Monday 29 April 2019

ANN (Artificial Neural Network) OCR: A likely dead-end method. Considering a new approach.

In my recent dives into AI-dependant endeavours, I've been presented with the gargantuan task of extracting data from countless pages of printed, and often ancient, text, and in every, I've run up against the same obstacle: the limitations of Artificial Neural Network (henceforth 'ANN')-dependant OCR.

For starters, ANN is but an exercise in comparison: it contains none of the logic or other processes that the human brain uses to differentiate text from background, identify text as text, or identify character forms (why is an 'a' not a 'd', and what characteristics do each have?). Instead, it 'remembers' through on a library of labelled 'samples' (images of 'a's named 'a') and 'recognises' by detecting these patterns in any given input image... and in many OCR application, the analysis stops there. What's more, ANN is a 'black box': we know whats in the sample library, and we know what the output is, but we don't know at all what the computer 'sees' and retains as a 'positive' match. Of course it would be possible to capture this (save the output of every network step), but I do not think this would aid the shortcomings just mentioned.

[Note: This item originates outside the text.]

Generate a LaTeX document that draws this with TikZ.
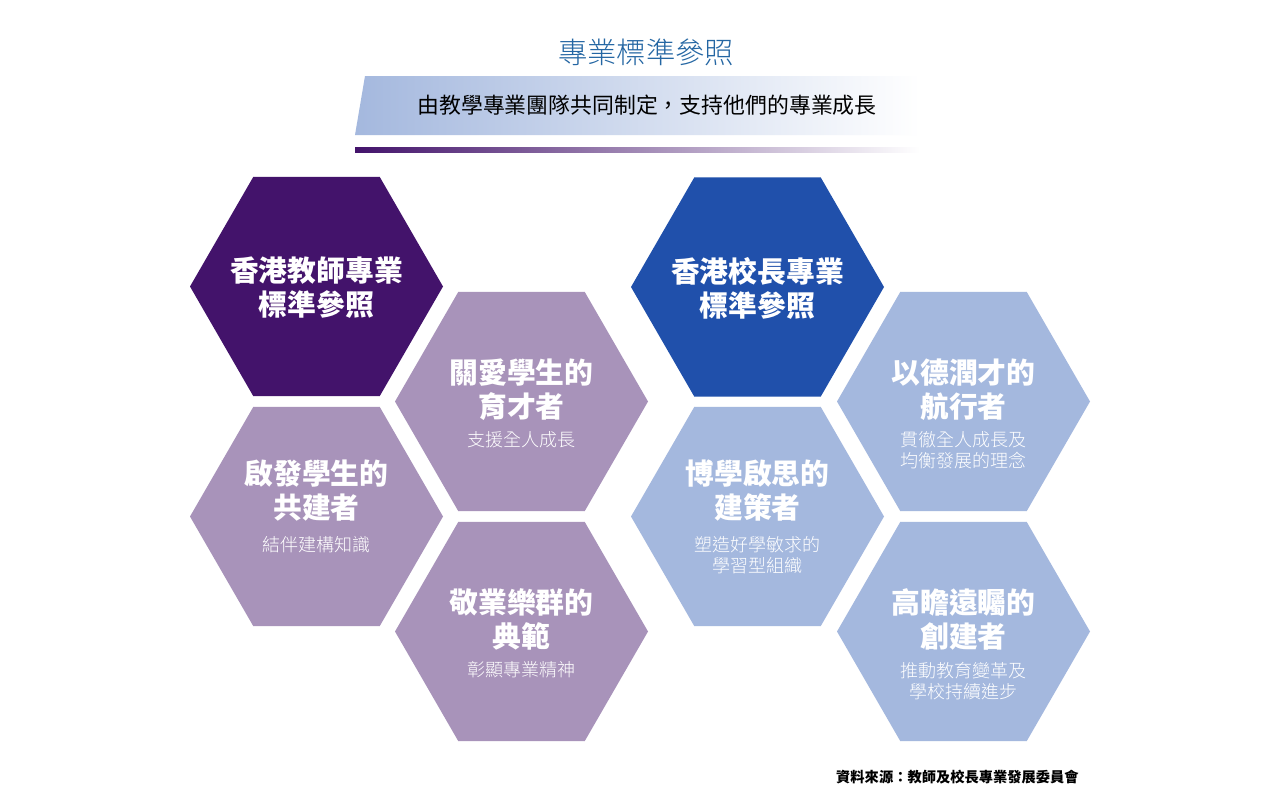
\documentclass[tikz,border=0pt]{standalone}
\usepackage{fontspec}
\newfontfamily\cjk{Noto Sans CJK TC}
\newfontfamily\cjklight{Noto Sans CJK TC Light}
\usetikzlibrary{shapes.geometric,calc,backgrounds}
\definecolor{tpurple}{HTML}{43136B}
\definecolor{lpurple}{HTML}{A893BA}
\definecolor{tblue}{HTML}{2050AB}
\definecolor{lblue}{HTML}{A4B8DE}
\definecolor{bargray}{HTML}{B0B0B0}
\definecolor{titleblue}{HTML}{2466A3}
\tikzset{
  hex/.style={regular polygon, regular polygon sides=6, minimum size=189.75pt, inner sep=0pt, outer sep=0pt, draw=none},
  bar/.style={draw=bargray, line width=9pt},
  ttl/.style={text=white, align=center, inner sep=0pt, font=\cjk\bfseries\fontsize{21.6}{25.5}\selectfont},
  sub/.style={text=white, align=center, inner sep=0pt, font=\cjklight\fontsize{13.5}{15.75}\selectfont},
}
\begin{document}
\begin{tikzpicture}[x=0.75pt,y=-0.75pt]
\useasboundingbox (0,0) rectangle (1280,800);
\fill[white] (0,0) rectangle (1280,800);

% title and banner
\node[text=titleblue, inner sep=0pt, font=\cjklight\fontsize{22}{26}\selectfont] (title) at (646,52) {專業標準參照};
\shade[left color=lblue, right color=white] (365,76) -- (920,76) -- (920,135) -- (355,135) -- cycle;
\node[inner sep=0pt, font=\cjk\fontsize{16.4}{20}\selectfont] (banner) at (647,105) {由教學專業團隊共同制定，支持他們的專業成長};
\shade[left color=tpurple, right color=white] (355,147) rectangle (920,152);

% hexagons
\node[hex, fill=tpurple] (h1) at (316.5,286.5) {};
\node[hex, fill=lpurple] (h2) at (521.5,401.5) {};
\node[hex, fill=lpurple] (h3) at (316.5,516.5) {};
\node[hex, fill=lpurple] (h4) at (521.5,631.5) {};
\node[hex, fill=tblue]   (h5) at (757.5,287) {};
\node[hex, fill=lblue]   (h6) at (963.5,401.5) {};
\node[hex, fill=lblue]   (h7) at (757.5,516.5) {};
\node[hex, fill=lblue]   (h8) at (963.5,631.5) {};

% connectors
\begin{scope}[on background layer]
\draw[bar] (h1) -- (h3);
\draw[bar] (h2) -- (h4);
\draw[bar] ($(h1)+(0,49.5)$) -- ($(h2)+(0,-65.5)$);
\draw[bar] (h5) -- (h7);
\draw[bar] (h6) -- (h8);
\draw[bar] ($(h5)+(0,56)$) -- ($(h6)+(0,-58.5)$);
\end{scope}

% texts left group
\node[ttl] (t1) at (316.5,288) {香港教師專業\\標準參照};
\node[ttl] (t2) at (521.5,390) {關愛學生的\\育才者};
\node[sub] (s2) at (521.5,440) {支援全人成長};
\node[ttl] (t3) at (316.5,491) {啟發學生的\\共建者};
\node[sub] (s3) at (316.5,545) {結伴建構知識};
\node[ttl] (t4) at (521.5,619.5) {敬業樂群的\\典範};
\node[sub] (s4) at (521.5,670) {彰顯專業精神};

% texts right group
\node[ttl] (t5) at (757.5,288) {香港校長專業\\標準參照};
\node[ttl] (t6) at (963.5,390) {以德潤才的\\航行者};
\node[sub] (s6) at (963.5,450.5) {貫徹全人成長及\\均衡發展的理念};
\node[ttl] (t7) at (757.5,491) {博學啟思的\\建策者};
\node[sub] (s7) at (757.5,555) {塑造好學敏求的\\學習型組織};
\node[ttl] (t8) at (963.5,619.5) {高瞻遠矚的\\創建者};
\node[sub] (s8) at (963.5,681.5) {推動教育變革及\\學校持續進步};

% source
\node[anchor=east, inner sep=0pt, font=\cjk\bfseries\fontsize{10.7}{13}\selectfont] (src) at (1079,777) {資料來源：教師及校長專業發展委員會};
\end{tikzpicture}
\end{document}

The present logic-less method may also be subject to over-training: the larger the sample library, especially considering all the forms (serif, sans serif, italic, scripted, etc.) a letter may have, the more the chance that the computer may find 'false positives'; the only way to avoid this is to do further training, and/or do a training specific to each document, a procedure which would limit the required library (character styles) and thus reduce error. But this, and further adaptation, requires human intervention, and still we have no means of intervening or monitoring the 'recognition' process. Also absent from this system is a probability determination (it is present, but as an 'accepted' threshold programmed into the application itself), and this would prove useful in further character and word analysis.

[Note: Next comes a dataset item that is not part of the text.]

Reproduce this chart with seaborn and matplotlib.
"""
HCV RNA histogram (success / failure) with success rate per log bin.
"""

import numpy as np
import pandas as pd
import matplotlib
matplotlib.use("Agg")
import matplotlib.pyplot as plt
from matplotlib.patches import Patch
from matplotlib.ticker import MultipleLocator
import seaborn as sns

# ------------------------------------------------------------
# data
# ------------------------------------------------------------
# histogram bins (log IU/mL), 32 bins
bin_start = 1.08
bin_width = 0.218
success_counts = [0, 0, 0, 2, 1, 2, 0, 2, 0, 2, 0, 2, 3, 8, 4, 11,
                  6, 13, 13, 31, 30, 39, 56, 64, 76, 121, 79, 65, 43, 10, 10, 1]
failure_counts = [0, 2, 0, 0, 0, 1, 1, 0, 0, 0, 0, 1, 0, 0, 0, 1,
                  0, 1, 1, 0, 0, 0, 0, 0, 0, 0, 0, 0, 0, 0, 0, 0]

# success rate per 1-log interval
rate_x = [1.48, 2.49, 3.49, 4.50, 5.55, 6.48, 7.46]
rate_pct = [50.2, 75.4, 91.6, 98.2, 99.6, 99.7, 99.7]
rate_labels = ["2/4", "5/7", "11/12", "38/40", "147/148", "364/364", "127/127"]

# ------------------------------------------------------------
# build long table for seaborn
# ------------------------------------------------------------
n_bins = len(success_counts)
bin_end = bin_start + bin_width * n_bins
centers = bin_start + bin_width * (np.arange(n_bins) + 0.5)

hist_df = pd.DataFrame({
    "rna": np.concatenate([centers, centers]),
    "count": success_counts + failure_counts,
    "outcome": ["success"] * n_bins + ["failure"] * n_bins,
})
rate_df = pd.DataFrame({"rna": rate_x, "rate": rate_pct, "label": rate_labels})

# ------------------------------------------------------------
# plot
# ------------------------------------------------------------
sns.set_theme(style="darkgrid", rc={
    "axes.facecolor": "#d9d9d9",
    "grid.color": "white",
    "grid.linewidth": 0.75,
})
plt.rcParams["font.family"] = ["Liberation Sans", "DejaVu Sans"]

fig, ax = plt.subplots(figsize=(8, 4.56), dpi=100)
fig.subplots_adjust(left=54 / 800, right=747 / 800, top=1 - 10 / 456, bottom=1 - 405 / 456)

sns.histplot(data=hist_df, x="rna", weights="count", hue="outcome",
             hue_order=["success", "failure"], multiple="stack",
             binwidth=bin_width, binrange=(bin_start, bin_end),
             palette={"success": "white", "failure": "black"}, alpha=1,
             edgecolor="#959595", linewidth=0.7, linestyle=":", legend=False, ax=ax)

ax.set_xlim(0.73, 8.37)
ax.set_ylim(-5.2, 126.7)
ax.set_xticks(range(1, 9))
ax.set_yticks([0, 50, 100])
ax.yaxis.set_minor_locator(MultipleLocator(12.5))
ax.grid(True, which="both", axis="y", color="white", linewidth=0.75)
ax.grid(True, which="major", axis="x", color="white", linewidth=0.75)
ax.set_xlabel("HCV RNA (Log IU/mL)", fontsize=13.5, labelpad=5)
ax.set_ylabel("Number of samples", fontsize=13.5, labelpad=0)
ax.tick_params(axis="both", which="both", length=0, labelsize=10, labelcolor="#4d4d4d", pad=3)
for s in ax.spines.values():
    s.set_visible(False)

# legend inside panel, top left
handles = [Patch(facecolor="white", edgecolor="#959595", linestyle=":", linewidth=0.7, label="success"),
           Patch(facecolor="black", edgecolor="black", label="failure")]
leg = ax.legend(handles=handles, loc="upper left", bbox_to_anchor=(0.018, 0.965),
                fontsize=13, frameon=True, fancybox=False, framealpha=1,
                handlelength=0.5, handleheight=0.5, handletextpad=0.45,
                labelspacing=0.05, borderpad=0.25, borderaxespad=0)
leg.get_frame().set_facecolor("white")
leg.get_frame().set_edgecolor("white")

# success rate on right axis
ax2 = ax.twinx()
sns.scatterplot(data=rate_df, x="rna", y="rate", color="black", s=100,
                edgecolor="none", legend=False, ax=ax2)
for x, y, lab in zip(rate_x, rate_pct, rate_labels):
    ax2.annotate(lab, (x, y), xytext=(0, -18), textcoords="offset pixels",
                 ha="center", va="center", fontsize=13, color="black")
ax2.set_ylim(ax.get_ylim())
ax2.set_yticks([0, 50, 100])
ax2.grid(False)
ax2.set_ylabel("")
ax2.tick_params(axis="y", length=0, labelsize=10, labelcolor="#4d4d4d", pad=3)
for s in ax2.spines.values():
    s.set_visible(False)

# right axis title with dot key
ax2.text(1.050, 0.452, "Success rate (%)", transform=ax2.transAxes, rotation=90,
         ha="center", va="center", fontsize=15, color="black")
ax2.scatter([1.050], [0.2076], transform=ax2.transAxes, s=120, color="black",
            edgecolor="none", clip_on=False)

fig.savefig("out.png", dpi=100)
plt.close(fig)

And all the above is specific to plain text on an uncluttered background: what of text on maps, partly-tree-covered billboards, art, and multi-coloured (and overlapping) layouts? The human brain 'extracts' character data quite well in these conditions; therein are other deduction/induction processes absent from ANN as well.

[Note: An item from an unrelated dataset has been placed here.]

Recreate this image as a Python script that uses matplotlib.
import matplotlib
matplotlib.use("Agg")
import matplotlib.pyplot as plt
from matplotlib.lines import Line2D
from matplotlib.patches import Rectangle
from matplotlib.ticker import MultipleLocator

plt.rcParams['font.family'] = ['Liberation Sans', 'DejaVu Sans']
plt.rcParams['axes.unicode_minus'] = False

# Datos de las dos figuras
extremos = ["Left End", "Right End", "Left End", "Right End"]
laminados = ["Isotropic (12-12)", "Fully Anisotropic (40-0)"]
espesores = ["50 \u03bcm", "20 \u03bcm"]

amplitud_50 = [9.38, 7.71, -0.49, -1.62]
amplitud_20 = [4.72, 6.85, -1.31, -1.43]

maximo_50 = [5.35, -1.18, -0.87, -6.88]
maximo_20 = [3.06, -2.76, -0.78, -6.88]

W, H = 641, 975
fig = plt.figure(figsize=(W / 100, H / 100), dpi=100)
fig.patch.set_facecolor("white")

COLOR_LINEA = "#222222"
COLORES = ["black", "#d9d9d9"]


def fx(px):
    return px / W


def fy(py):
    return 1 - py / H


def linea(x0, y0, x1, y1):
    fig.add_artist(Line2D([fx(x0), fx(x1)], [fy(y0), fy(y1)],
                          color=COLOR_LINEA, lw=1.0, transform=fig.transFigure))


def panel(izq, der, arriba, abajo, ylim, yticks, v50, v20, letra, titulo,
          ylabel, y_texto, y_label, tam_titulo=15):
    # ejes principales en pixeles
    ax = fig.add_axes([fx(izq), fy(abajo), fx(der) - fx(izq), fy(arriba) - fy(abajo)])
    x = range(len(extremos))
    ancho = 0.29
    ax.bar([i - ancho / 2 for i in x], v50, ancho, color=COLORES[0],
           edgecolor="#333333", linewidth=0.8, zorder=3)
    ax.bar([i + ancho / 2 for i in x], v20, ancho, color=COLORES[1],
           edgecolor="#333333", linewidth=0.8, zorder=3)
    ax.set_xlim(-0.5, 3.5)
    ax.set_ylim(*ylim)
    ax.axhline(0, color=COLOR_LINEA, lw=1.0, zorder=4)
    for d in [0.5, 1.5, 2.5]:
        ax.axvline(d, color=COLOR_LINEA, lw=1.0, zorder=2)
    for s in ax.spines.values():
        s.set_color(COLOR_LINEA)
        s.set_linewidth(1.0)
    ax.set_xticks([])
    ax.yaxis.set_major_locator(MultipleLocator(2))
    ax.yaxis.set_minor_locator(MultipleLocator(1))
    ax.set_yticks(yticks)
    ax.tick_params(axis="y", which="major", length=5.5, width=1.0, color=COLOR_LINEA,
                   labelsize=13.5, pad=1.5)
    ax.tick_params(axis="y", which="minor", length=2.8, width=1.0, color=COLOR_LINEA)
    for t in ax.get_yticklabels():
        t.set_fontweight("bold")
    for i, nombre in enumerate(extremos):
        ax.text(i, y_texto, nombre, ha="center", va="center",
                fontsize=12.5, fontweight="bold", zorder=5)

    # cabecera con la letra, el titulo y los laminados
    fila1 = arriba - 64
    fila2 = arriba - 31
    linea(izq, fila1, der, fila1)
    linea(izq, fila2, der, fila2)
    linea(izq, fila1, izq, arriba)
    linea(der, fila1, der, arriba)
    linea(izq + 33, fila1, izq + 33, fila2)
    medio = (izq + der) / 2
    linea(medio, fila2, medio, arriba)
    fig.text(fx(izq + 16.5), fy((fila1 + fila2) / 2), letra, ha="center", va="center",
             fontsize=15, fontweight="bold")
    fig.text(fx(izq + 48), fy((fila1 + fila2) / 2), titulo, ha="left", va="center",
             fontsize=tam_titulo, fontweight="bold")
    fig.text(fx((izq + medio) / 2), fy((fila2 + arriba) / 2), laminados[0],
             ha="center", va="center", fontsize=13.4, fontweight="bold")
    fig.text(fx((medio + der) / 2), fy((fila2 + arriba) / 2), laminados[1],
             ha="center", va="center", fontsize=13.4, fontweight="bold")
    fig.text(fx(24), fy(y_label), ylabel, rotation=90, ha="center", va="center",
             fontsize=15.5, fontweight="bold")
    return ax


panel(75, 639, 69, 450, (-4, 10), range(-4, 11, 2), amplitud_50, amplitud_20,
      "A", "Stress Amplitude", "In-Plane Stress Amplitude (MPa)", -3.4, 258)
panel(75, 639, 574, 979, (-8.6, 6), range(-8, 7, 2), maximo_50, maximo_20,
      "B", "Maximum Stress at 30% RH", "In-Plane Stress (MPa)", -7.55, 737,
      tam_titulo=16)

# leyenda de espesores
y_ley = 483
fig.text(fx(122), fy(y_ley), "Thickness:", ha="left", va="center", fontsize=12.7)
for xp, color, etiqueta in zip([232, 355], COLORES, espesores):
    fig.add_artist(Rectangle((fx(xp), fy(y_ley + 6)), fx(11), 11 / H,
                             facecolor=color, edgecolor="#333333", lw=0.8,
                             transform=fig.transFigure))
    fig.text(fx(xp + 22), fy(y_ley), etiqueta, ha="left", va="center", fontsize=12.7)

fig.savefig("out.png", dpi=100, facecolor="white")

Considering Human 'text recognition' as a model.

Like many other functions of the human brain, text recognition seems to function as an independent 'module' that contributes its output to the overall thought/analysis process of any given situation. It requires creation, then training, though: a dog, for example, might recognise text (or any other human-made entity) as 'not natural', but the analysis ends there, as it has not learned that certain forms have meaning (beyond 'function'), and may so ignore them completely; a human, when presented with text in a language they were not trained in, may recognise the characters as 'text' (and here there are other ANN-absent rules of logic at work here), but that's about it.

What constitutes a 'recognised character'? Every alphabet has a logic to it: a 'b', for example, in most every circumstance, is a round-ish shape to the lower right of a vertical-ish line; stray from this, and the human brain won't recognise it as a 'b' anymore. In using the exact same forms, we can create p, a, d, and q as well... the only thing differentiating them is position and size. In fact, in all, the Roman alphabet consists of less than a dozen 'logic shapes'.



Not only can the human brain detect and identify these forms: it can also 'fill in the blanks' in situations like, say, a tree branch covering a billboard: the overall identifaction process seems to be an initial 'text, not text' separation, the removal of 'not text' from the picture, then it seems to 'imagine' what the covered 'missing bits' would be, and this is submitted for further analysis.

But the same holds true in cases where a character is badly printed, super-stylised, missing bits, etc.: in fact, if a word is not instantly readable (and this is a highly-trained process in itself), the brain seems to 'dig down' a level to determine what the 'missing' character should be, and 'matches' against that, and this is a whole other level of analysis (absent from ANN). In fact, were we able to extract the probability of a character match of every given character of any given word and compare this to to a dictionary, we would not only create another probability (the 'refined' chances of 'x' character being 'y'), we would also have a means for the computer to... train itself.